Pelaksanaan Suatu Perjanjian: Problema Pelaksanaan Perjanjian dengan Iktikad Baik (Lanjutan)
Kolom Hukum J. Satrio

Pelaksanaan Suatu Perjanjian: Problema Pelaksanaan Perjanjian dengan Iktikad Baik (Lanjutan)

​​​​​​​Menurut HR Pasal 1338 BW tidak memberikan wewenang kepada hakim untuk, demi untuk memungkinkan pelaksanaannya dengan iktikad baik, mengubah isi perjanjian.

RED
Bacaan 2 Menit

 

Kalau dalam Pasal 1338 ayat (3) BW disebutkan “perjanjian harus dilaksanakan dengan iktikad baik”, maka tujuannya adalah, bahwa hak dan kewajiban para pihak, yang muncul dari perjanjian itu, tetap mengikat, dan selanjutnya diberikan beberapa patokan pelaksanaannya, tetapi sama sekali tidak bermaksud untuk memberikan ketentuan yang menyingkirkan asas-asas yang telah disebutkan.

 

Bahwa karenanya adanya perubahan yang terjadi sesudah perjanjian ditutup, baik yang bersifat ekonomis, pribadi atau bersifat lain, penerapan Pasal 1338 ayat (3) dan Pasal 1339 BW tidak bisa menghapus hak kreditur untuk menuntut pemenuhan kewajiban perjanjian, sedang penilaian dan akibat dari tidak dipenuhinya kewajiban oleh debitur, bisa diuji pada Pasal 1343 dan selanjutnya serta Pasal 1266 dan 1267 BW.

 

Kesimpulannya: Perjanjian yang telah disepakati secara sah tetap harus dilaksanakan sebagaimana adanya, sekalipun pelaksanaan menurut apa adanya, sebagai akibat dari perubahan keadaan, akan menimbulkan ketidakpatutan.[2]

 

Pengadilan Indonesia

Dari Pengadilan di Indonesia, penulis akan menyampaikan contoh beberapa keputusan.

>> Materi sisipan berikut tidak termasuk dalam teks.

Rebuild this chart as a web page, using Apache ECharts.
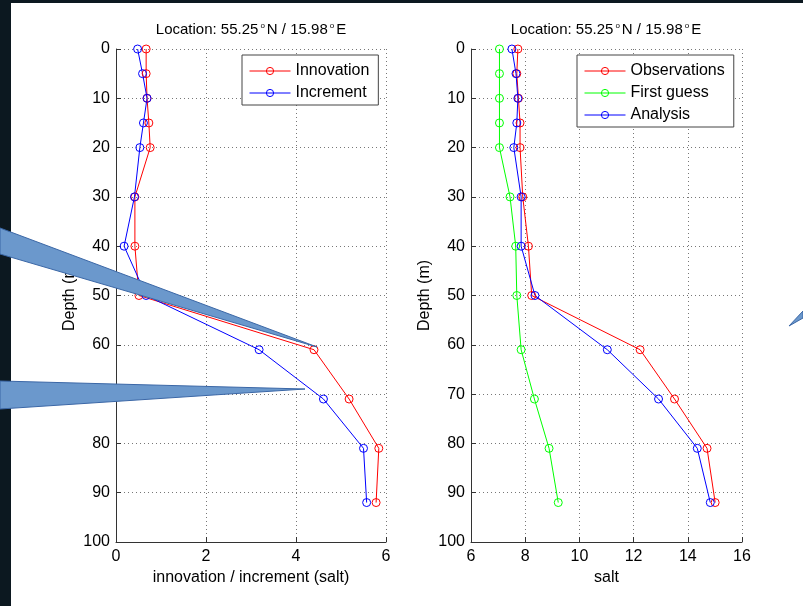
<!DOCTYPE html>
<html>
<head>
<meta charset="utf-8">
<script src="https://cdn.jsdelivr.net/npm/echarts@6/dist/echarts.min.js"></script>
<style>
html,body{margin:0;padding:0;background:#fff;}
#c{width:803px;height:606px;}
</style>
</head>
<body>
<div id="c"></div>
<script>
// ---- data ----
var depths = [0, 5, 10, 15, 20, 30, 40, 50, 61, 71, 81, 92];
var innovation = [0.67, 0.67, 0.69, 0.73, 0.76, 0.42, 0.42, 0.51, 4.40, 5.18, 5.84, 5.78];
var increment = [0.48, 0.59, 0.69, 0.61, 0.53, 0.41, 0.18, 0.67, 3.18, 4.61, 5.50, 5.57];
var observations = [7.73, 7.69, 7.75, 7.81, 7.81, 7.91, 8.12, 8.24, 12.24, 13.51, 14.71, 15.01];
var firstGuess = [7.05, 7.05, 7.05, 7.05, 7.05, 7.44, 7.65, 7.69, 7.85, 8.34, 8.88, 9.22];
var analysis = [7.51, 7.66, 7.73, 7.69, 7.58, 7.85, 7.85, 8.36, 11.03, 12.92, 14.35, 14.83];
var leftXTicks = {min: 0, max: 6, interval: 2};
var rightXTicks = {min: 6, max: 16, interval: 2};
var depthTicks = {min: 0, max: 100, interval: 10};
var leftNames = ['Innovation', 'Increment'];
var rightNames = ['Observations', 'First guess', 'Analysis'];
var titleText = 'Location: 55.25{d|o}N / 15.98{d|o}E';

var FONT = 'Liberation Sans, Arial, Helvetica, sans-serif';

function pairs(xs) { return xs.map(function (v, i) { return [v, depths[i]]; }); }

function mkX(grid, t, name) {
  return {
    gridIndex: grid, type: 'value', min: t.min, max: t.max, interval: t.interval,
    position: 'bottom',
    name: name, nameLocation: 'middle', nameGap: 26,
    nameTextStyle: {fontSize: 16, color: '#000', fontFamily: FONT},
    axisLine: {show: true, onZero: false, lineStyle: {color: '#333', width: 1}},
    axisTick: {show: true, inside: true, length: 5, lineStyle: {color: '#333'}},
    axisLabel: {fontSize: 16, color: '#000', margin: 7, fontFamily: FONT},
    splitLine: {show: true, lineStyle: {type: [1, 3], color: '#777', width: 1}}
  };
}
function mkY(grid) {
  return {
    gridIndex: grid, type: 'value', inverse: true,
    min: depthTicks.min, max: depthTicks.max, interval: depthTicks.interval,
    name: 'Depth (m)', nameLocation: 'middle', nameGap: 38, nameRotate: 90,
    nameTextStyle: {fontSize: 16, color: '#000', fontFamily: FONT},
    axisLine: {show: true, onZero: false, lineStyle: {color: '#333', width: 1}},
    axisTick: {show: true, inside: true, length: 5, lineStyle: {color: '#333'}},
    axisLabel: {fontSize: 16, color: '#000', margin: 6, fontFamily: FONT},
    splitLine: {show: true, lineStyle: {type: [1, 3], color: '#777', width: 1}}
  };
}
function mkS(name, vals, color, xi) {
  return {
    name: name, type: 'line', xAxisIndex: xi, yAxisIndex: xi,
    data: pairs(vals), symbol: 'circle', symbolSize: 8, clip: false,
    showAllSymbol: true,
    itemStyle: {color: 'rgba(0,0,0,0)', borderColor: color, borderWidth: 1},
    lineStyle: {color: color, width: 1},
    emphasis: {disabled: true}
  };
}
function mkLegend(names, left) {
  return {
    data: names, orient: 'vertical', left: left, top: 55,
    itemWidth: 41, itemHeight: 9, itemGap: 6,
    padding: [8, 9, 4, 7],
    backgroundColor: '#fff', borderColor: '#444', borderWidth: 1, borderRadius: 0,
    textStyle: {fontSize: 16, color: '#000', fontFamily: FONT},
    lineStyle: {width: 1},
    itemStyle: {borderWidth: 1},
    selectedMode: false
  };
}
function mkTitle(x) {
  return {
    type: 'text', x: x, y: 30, z: 10,
    style: {
      text: titleText, align: 'center', verticalAlign: 'middle',
      fontSize: 15, fill: '#000', fontFamily: FONT,
      rich: {d: {fontSize: 8, fill: '#000', fontFamily: FONT, padding: [0, 2, 9, 2]}}
    }
  };
}

var chart = echarts.init(document.getElementById('c'), null, {renderer: 'canvas'});
chart.setOption({
  animation: false,
  backgroundColor: '#fff',
  grid: [
    {left: 116, top: 49, width: 270, height: 493},
    {left: 471, top: 49, width: 271, height: 493}
  ],
  xAxis: [mkX(0, leftXTicks, 'innovation / increment (salt)'), mkX(1, rightXTicks, 'salt')],
  yAxis: [mkY(0), mkY(1)],
  legend: [mkLegend(leftNames, 242), mkLegend(rightNames, 577)],
  series: [
    mkS('Innovation', innovation, '#ff0000', 0),
    mkS('Increment', increment, '#0000ff', 0),
    mkS('Observations', observations, '#ff0000', 1),
    mkS('First guess', firstGuess, '#00ff00', 1),
    mkS('Analysis', analysis, '#0000ff', 1)
  ],
  graphic: [
    {type: 'rect', left: 0, top: 0, shape: {width: 11, height: 606}, style: {fill: '#0c1820'}, z: 100},
    {type: 'rect', left: 0, top: 0, shape: {width: 803, height: 3}, style: {fill: '#0c1820'}, z: 100},
    mkTitle(251),
    mkTitle(606),
    {type: 'polygon', z: 101, shape: {points: [[0, 228], [317, 347], [0, 254]]},
     style: {fill: '#6b98cc', stroke: '#3b67a6', lineWidth: 1}},
    {type: 'polygon', z: 101, shape: {points: [[0, 381], [305, 389], [0, 409]]},
     style: {fill: '#6b98cc', stroke: '#3b67a6', lineWidth: 1}},
    {type: 'polygon', z: 101, shape: {points: [[789, 326], [803, 311], [803, 318]]},
     style: {fill: '#6b98cc', stroke: '#3b67a6', lineWidth: 1}}
  ]
});
</script>
</body>
</html>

Perkara yang pertama adalah keputusan dari Direksi Pemulihan Hak Jakarta,[3] yang dihadapkan kepada masalah, apakah perjanjian harus dilaksanakan sebagaimana kata-katanya. Ataukah pihak asuransi boleh membatalkan pertanggungan yang telah ditutup, kalau tertanggung lalai untuk membayar kewajiban preminya, sekalipun dalam peristiwa yang terjadi, tertanggung terhalang untuk membayar premi karena terhalang oleh timbulnya perang dunia kedua?

 

Apakah pembatalan pertanggungan oleh pihak asuransi -sekalipun didasarkan atas apa telah disepakati oleh para pihak- merupakan pelaksanaan perjanjian dengan iktikad baik? Sebaliknya, apakah tuntutan tertanggung, agar -dalam keadaan yang sangat berubah sebagai akibat dari meletusnya perang- pihak asuransi tetap harus membayar santunan asuransi, merupakan suatu tuntutan pelaksanaan dengan iktikad baik, kalau pihak asuransi memperhitungkan premi atas dasar tingkat rata-rata kematian pada keadaan normal, sedang dalam keadaan perang ada tingkat kematian yang luar biasa?

 

Pihak Direksi Pemulihan Hak[4] antara lain telah mempertimbangkan, bahwa adalah memang menjadi maksud dari ordonantie untuk memperbaiki (mengembalikan menjadi baik) hal-hal yang karena keadaan luar biasa (sebagai akibat perang) telah rusak (kacau), tetapi perbaikan itu harus dilakukan dengan pertimbangan, bahwa tidak melakukan perbaikan itu adalah tidak pantas.[5] Kalau perubahan itu pantas, maka perubahan itu bisa dibenarkan untuk memenuhi tuntutan pelaksanaan perjanjian dengan itikad baik.

 

Kesimpulannya: Pengadilan berhak untuk menafsirkan kata-kata perjanjian sedemikian rupa, sehingga pelaksanaan perjanjian memenuhi tuntutan iktikad baik, kalau pelaksanaan menurut kata-katanya bertentangan dengan tuntutan iktikad baik.